**To be done**
All of the material should be reproduced exactly, with pictures left out.

□ □ □ □

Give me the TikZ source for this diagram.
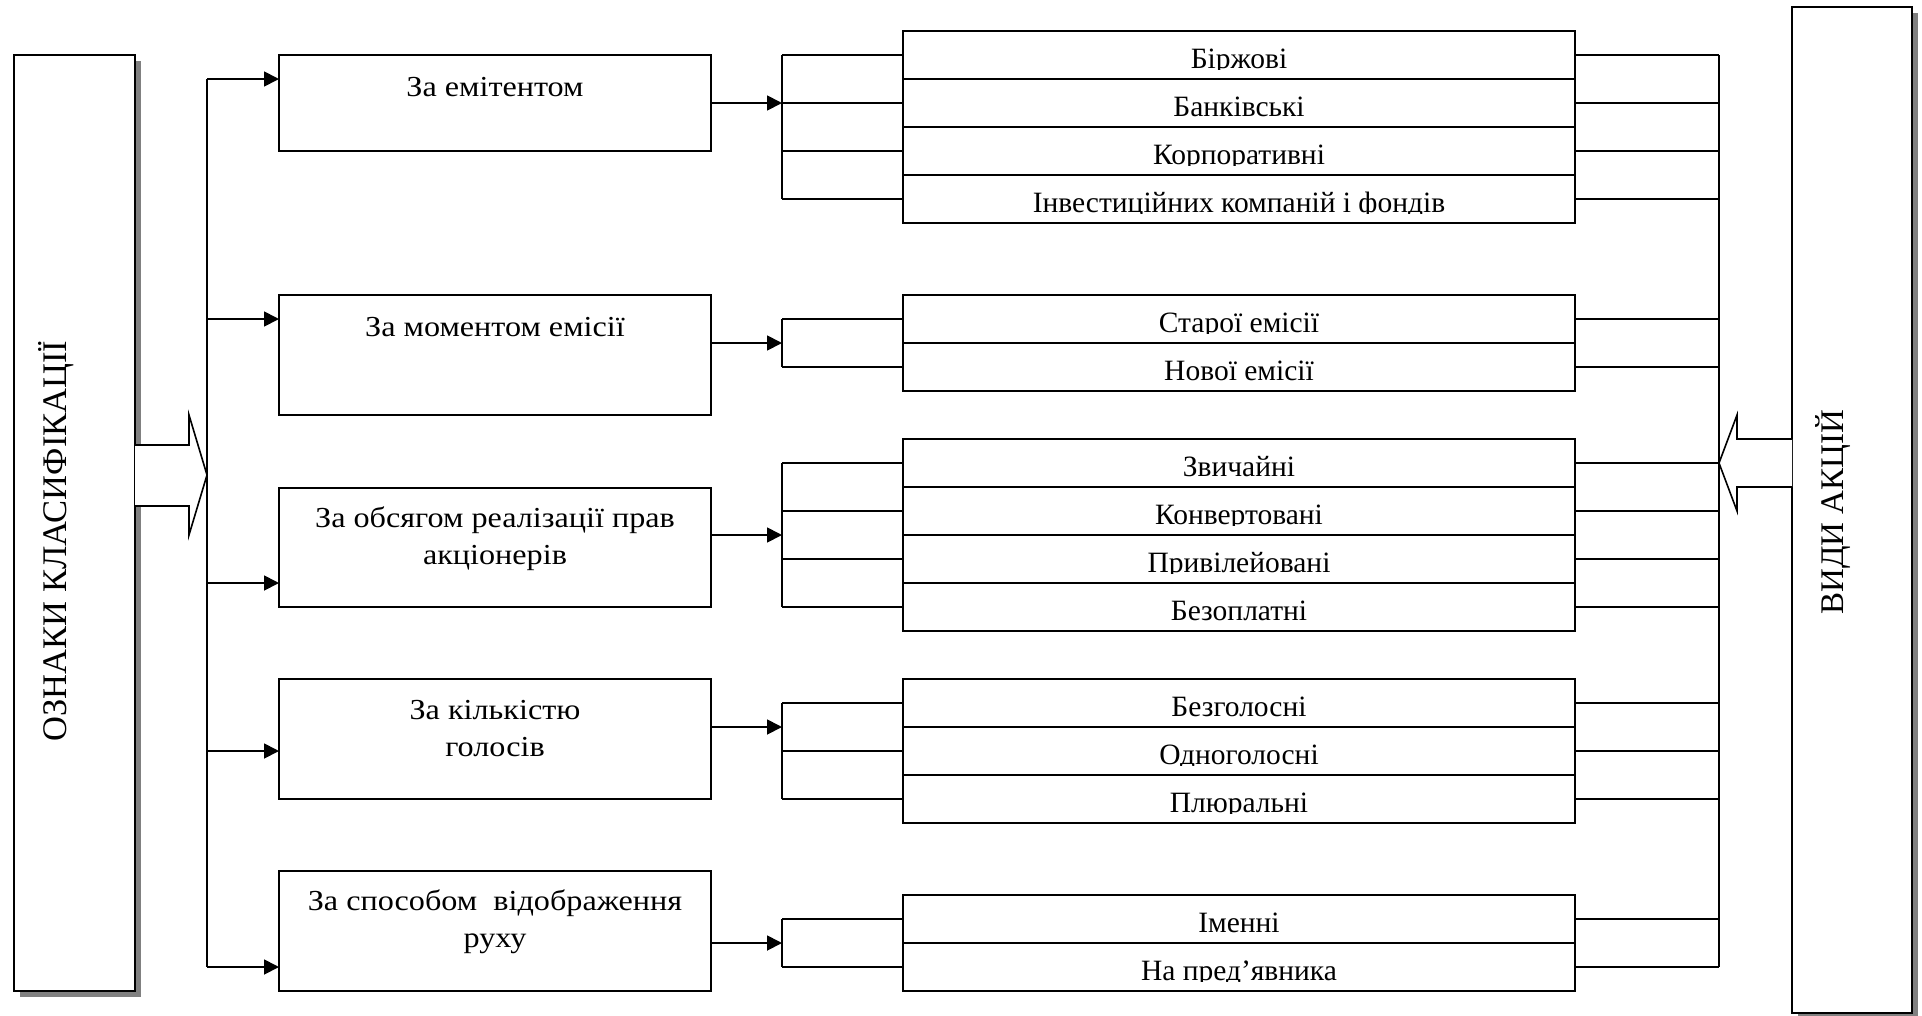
\documentclass[tikz,border=0pt]{standalone}
\usepackage{fontspec}
\setmainfont{Liberation Serif}
\newfontfamily\wideserif{Liberation Serif}[FakeStretch=1.11]
\usetikzlibrary{arrows.meta}
\begin{document}
\begin{tikzpicture}[x=1pt,y=-1pt,
  ln/.style={line width=1.8pt},
  box/.style={draw, line width=1.8pt, fill=white, rectangle, inner sep=0pt, outer sep=0pt},
  cell/.style={box, minimum width=672pt, minimum height=48pt},
  crit/.style={box, minimum width=432pt},
  shad/.style={fill=black!50, draw=none},
  arr/.style={ln, -{Triangle[length=15pt,width=15pt]}},
  ctxt/.style={font=\wideserif\fontsize{29}{36}\selectfont, inner sep=0pt, anchor=base},
  itxt/.style={font=\fontsize{29.5}{36}\selectfont, inner sep=0pt, anchor=base},
  bigtxt/.style={font=\fontsize{33}{40}\selectfont, inner sep=0pt, anchor=base, rotate=90},
  fat/.style={draw, line width=1.6pt, fill=white, line join=miter},
]
\useasboundingbox (0,0) rectangle (1922,1015);
% shadows
\fill[shad] (20,61) rectangle (141,997);
\fill[shad] (1798,13) rectangle (1918,1019);
% side boxes
\node[box, minimum width=121pt, minimum height=936pt] (lbox) at (74.5,523) {};
\node[box, minimum width=120pt, minimum height=1006pt] (rbox) at (1852,510) {};
% criteria boxes
\node[crit, minimum height=96pt] (b1) at (495,103) {};
\node[crit, minimum height=120pt] (b2) at (495,355) {};
\node[crit, minimum height=119pt] (b3) at (495,547.5) {};
\node[crit, minimum height=120pt] (b4) at (495,739) {};
\node[crit, minimum height=120pt] (b5) at (495,931) {};
% item cells
\foreach \n/\y in {11/55,12/103,13/151,14/199,21/319,22/367,31/463,32/511,33/559,34/607,41/703,42/751,43/799,51/919,52/967}
  \node[cell] (i\n) at (1239,\y) {};
% bracket columns
\coordinate (LB) at (207,0);
\coordinate (MB) at (782,0);
\coordinate (RB) at (1719,0);
% left bracket
\draw[ln] (LB |- i11.south) -- (LB |- i52);
\draw[arr] (LB |- i11.south) -- (b1.west |- i11.south);
\draw[arr] (LB |- i21) -- (b2.west |- i21);
\draw[arr] (LB |- i33.south) -- (b3.west |- i33.south);
\draw[arr] (LB |- i42) -- (b4.west |- i42);
\draw[arr] (LB |- i52) -- (b5.west |- i52);
% middle brackets
\draw[ln] (MB |- i11) -- (MB |- i14);
\draw[ln] (MB |- i21) -- (MB |- i22);
\draw[ln] (MB |- i31) -- (MB |- i34);
\draw[ln] (MB |- i41) -- (MB |- i43);
\draw[ln] (MB |- i51) -- (MB |- i52);
\foreach \n in {11,12,13,14,21,22,31,32,33,34,41,42,43,51,52} {
  \draw[ln] (i\n.west) -- (i\n.west -| MB);
  \draw[ln] (i\n.east) -- (i\n.east -| RB);
}
\draw[arr] (b1.east) -- (b1.east -| MB);
\draw[arr] (b2.east |- i21.south) -- (MB |- i21.south);
\draw[arr] (b3.east |- i32.south) -- (MB |- i32.south);
\draw[arr] (b4.east |- i41.south) -- (MB |- i41.south);
\draw[arr] (b5.east |- i51.south) -- (MB |- i51.south);
% right bracket
\draw[ln] (RB |- i11) -- (RB |- i52);
% big hollow arrows
\fill[white] (136,445) -- (189,445) -- (189,415) -- (207,475) -- (189,535) -- (189,506) -- (136,506) -- cycle;
\draw[fat] (135,445) -- (189,445) -- (189,415) -- (207,475) -- (189,535) -- (189,506) -- (135,506);
\fill[white] (1791,439) -- (1737,439) -- (1737,415) -- (1719,463) -- (1737,511) -- (1737,487) -- (1791,487) -- cycle;
\draw[fat] (1792,439) -- (1737,439) -- (1737,415) -- (1719,463) -- (1737,511) -- (1737,487) -- (1792,487);
% side texts
\node[bigtxt, font=\fontsize{34.5}{40}\selectfont] (lt) at (66,541) {ОЗНАКИ КЛАСИФІКАЦІЇ};
\node[bigtxt] (rt) at (1843,512) {ВИДИ АКЦІЙ};
% criteria texts
\node[ctxt] (t1) at (495,96) {За емітентом};
\node[ctxt] (t2) at (495,336) {За моментом емісії};
\node[ctxt] (t3a) at (495,527) {За обсягом реалізації прав};
\node[ctxt] (t3b) at (495,564) {акціонерів};
\node[ctxt] (t4a) at (495,719) {За кількістю};
\node[ctxt] (t4b) at (495,756) {голосів};
\node[ctxt] (t5a) at (495,910) {За способом\ \ відображення};
\node[ctxt] (t5b) at (495,947) {руху};
% item texts (clipped near the baseline, as in the original)
\foreach \n/\txt in {11/Біржові,12/Банківські,13/Корпоративні,14/Інвестиційних компаній і фондів,21/Старої емісії,22/Нової емісії,31/Звичайні,32/Конвертовані,33/Привілейовані,34/Безоплатні,41/Безголосні,42/Одноголосні,43/Плюральні,51/Іменні,52/На пред’явника} {
  \begin{scope}
    \clip ([yshift=23pt]i\n.west) rectangle ([yshift=-14pt]i\n.east);
    \node[itxt] (x\n) at ([yshift=-13.5pt]i\n.center) {\txt};
  \end{scope}
}
\end{tikzpicture}
\end{document}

□ □ □ □

**Expected answer**
Give me the TikZ source for this diagram.
\documentclass[tikz,border=0pt]{standalone}
\usepackage{fontspec}
\setmainfont{Liberation Serif}
\newfontfamily\wideserif{Liberation Serif}[FakeStretch=1.11]
\usetikzlibrary{arrows.meta}
\begin{document}
\begin{tikzpicture}[x=1pt,y=-1pt,
  ln/.style={line width=1.8pt},
  box/.style={draw, line width=1.8pt, fill=white, rectangle, inner sep=0pt, outer sep=0pt},
  cell/.style={box, minimum width=672pt, minimum height=48pt},
  crit/.style={box, minimum width=432pt},
  shad/.style={fill=black!50, draw=none},
  arr/.style={ln, -{Triangle[length=15pt,width=15pt]}},
  ctxt/.style={font=\wideserif\fontsize{29}{36}\selectfont, inner sep=0pt, anchor=base},
  itxt/.style={font=\fontsize{29.5}{36}\selectfont, inner sep=0pt, anchor=base},
  bigtxt/.style={font=\fontsize{33}{40}\selectfont, inner sep=0pt, anchor=base, rotate=90},
  fat/.style={draw, line width=1.6pt, fill=white, line join=miter},
]
\useasboundingbox (0,0) rectangle (1922,1015);
% shadows
\fill[shad] (20,61) rectangle (141,997);
\fill[shad] (1798,13) rectangle (1918,1019);
% side boxes
\node[box, minimum width=121pt, minimum height=936pt] (lbox) at (74.5,523) {};
\node[box, minimum width=120pt, minimum height=1006pt] (rbox) at (1852,510) {};
% criteria boxes
\node[crit, minimum height=96pt] (b1) at (495,103) {};
\node[crit, minimum height=120pt] (b2) at (495,355) {};
\node[crit, minimum height=119pt] (b3) at (495,547.5) {};
\node[crit, minimum height=120pt] (b4) at (495,739) {};
\node[crit, minimum height=120pt] (b5) at (495,931) {};
% item cells
\foreach \n/\y in {11/55,12/103,13/151,14/199,21/319,22/367,31/463,32/511,33/559,34/607,41/703,42/751,43/799,51/919,52/967}
  \node[cell] (i\n) at (1239,\y) {};
% bracket columns
\coordinate (LB) at (207,0);
\coordinate (MB) at (782,0);
\coordinate (RB) at (1719,0);
% left bracket
\draw[ln] (LB |- i11.south) -- (LB |- i52);
\draw[arr] (LB |- i11.south) -- (b1.west |- i11.south);
\draw[arr] (LB |- i21) -- (b2.west |- i21);
\draw[arr] (LB |- i33.south) -- (b3.west |- i33.south);
\draw[arr] (LB |- i42) -- (b4.west |- i42);
\draw[arr] (LB |- i52) -- (b5.west |- i52);
% middle brackets
\draw[ln] (MB |- i11) -- (MB |- i14);
\draw[ln] (MB |- i21) -- (MB |- i22);
\draw[ln] (MB |- i31) -- (MB |- i34);
\draw[ln] (MB |- i41) -- (MB |- i43);
\draw[ln] (MB |- i51) -- (MB |- i52);
\foreach \n in {11,12,13,14,21,22,31,32,33,34,41,42,43,51,52} {
  \draw[ln] (i\n.west) -- (i\n.west -| MB);
  \draw[ln] (i\n.east) -- (i\n.east -| RB);
}
\draw[arr] (b1.east) -- (b1.east -| MB);
\draw[arr] (b2.east |- i21.south) -- (MB |- i21.south);
\draw[arr] (b3.east |- i32.south) -- (MB |- i32.south);
\draw[arr] (b4.east |- i41.south) -- (MB |- i41.south);
\draw[arr] (b5.east |- i51.south) -- (MB |- i51.south);
% right bracket
\draw[ln] (RB |- i11) -- (RB |- i52);
% big hollow arrows
\fill[white] (136,445) -- (189,445) -- (189,415) -- (207,475) -- (189,535) -- (189,506) -- (136,506) -- cycle;
\draw[fat] (135,445) -- (189,445) -- (189,415) -- (207,475) -- (189,535) -- (189,506) -- (135,506);
\fill[white] (1791,439) -- (1737,439) -- (1737,415) -- (1719,463) -- (1737,511) -- (1737,487) -- (1791,487) -- cycle;
\draw[fat] (1792,439) -- (1737,439) -- (1737,415) -- (1719,463) -- (1737,511) -- (1737,487) -- (1792,487);
% side texts
\node[bigtxt, font=\fontsize{34.5}{40}\selectfont] (lt) at (66,541) {ОЗНАКИ КЛАСИФІКАЦІЇ};
\node[bigtxt] (rt) at (1843,512) {ВИДИ АКЦІЙ};
% criteria texts
\node[ctxt] (t1) at (495,96) {За емітентом};
\node[ctxt] (t2) at (495,336) {За моментом емісії};
\node[ctxt] (t3a) at (495,527) {За обсягом реалізації прав};
\node[ctxt] (t3b) at (495,564) {акціонерів};
\node[ctxt] (t4a) at (495,719) {За кількістю};
\node[ctxt] (t4b) at (495,756) {голосів};
\node[ctxt] (t5a) at (495,910) {За способом\ \ відображення};
\node[ctxt] (t5b) at (495,947) {руху};
% item texts (clipped near the baseline, as in the original)
\foreach \n/\txt in {11/Біржові,12/Банківські,13/Корпоративні,14/Інвестиційних компаній і фондів,21/Старої емісії,22/Нової емісії,31/Звичайні,32/Конвертовані,33/Привілейовані,34/Безоплатні,41/Безголосні,42/Одноголосні,43/Плюральні,51/Іменні,52/На пред’явника} {
  \begin{scope}
    \clip ([yshift=23pt]i\n.west) rectangle ([yshift=-14pt]i\n.east);
    \node[itxt] (x\n) at ([yshift=-13.5pt]i\n.center) {\txt};
  \end{scope}
}
\end{tikzpicture}
\end{document}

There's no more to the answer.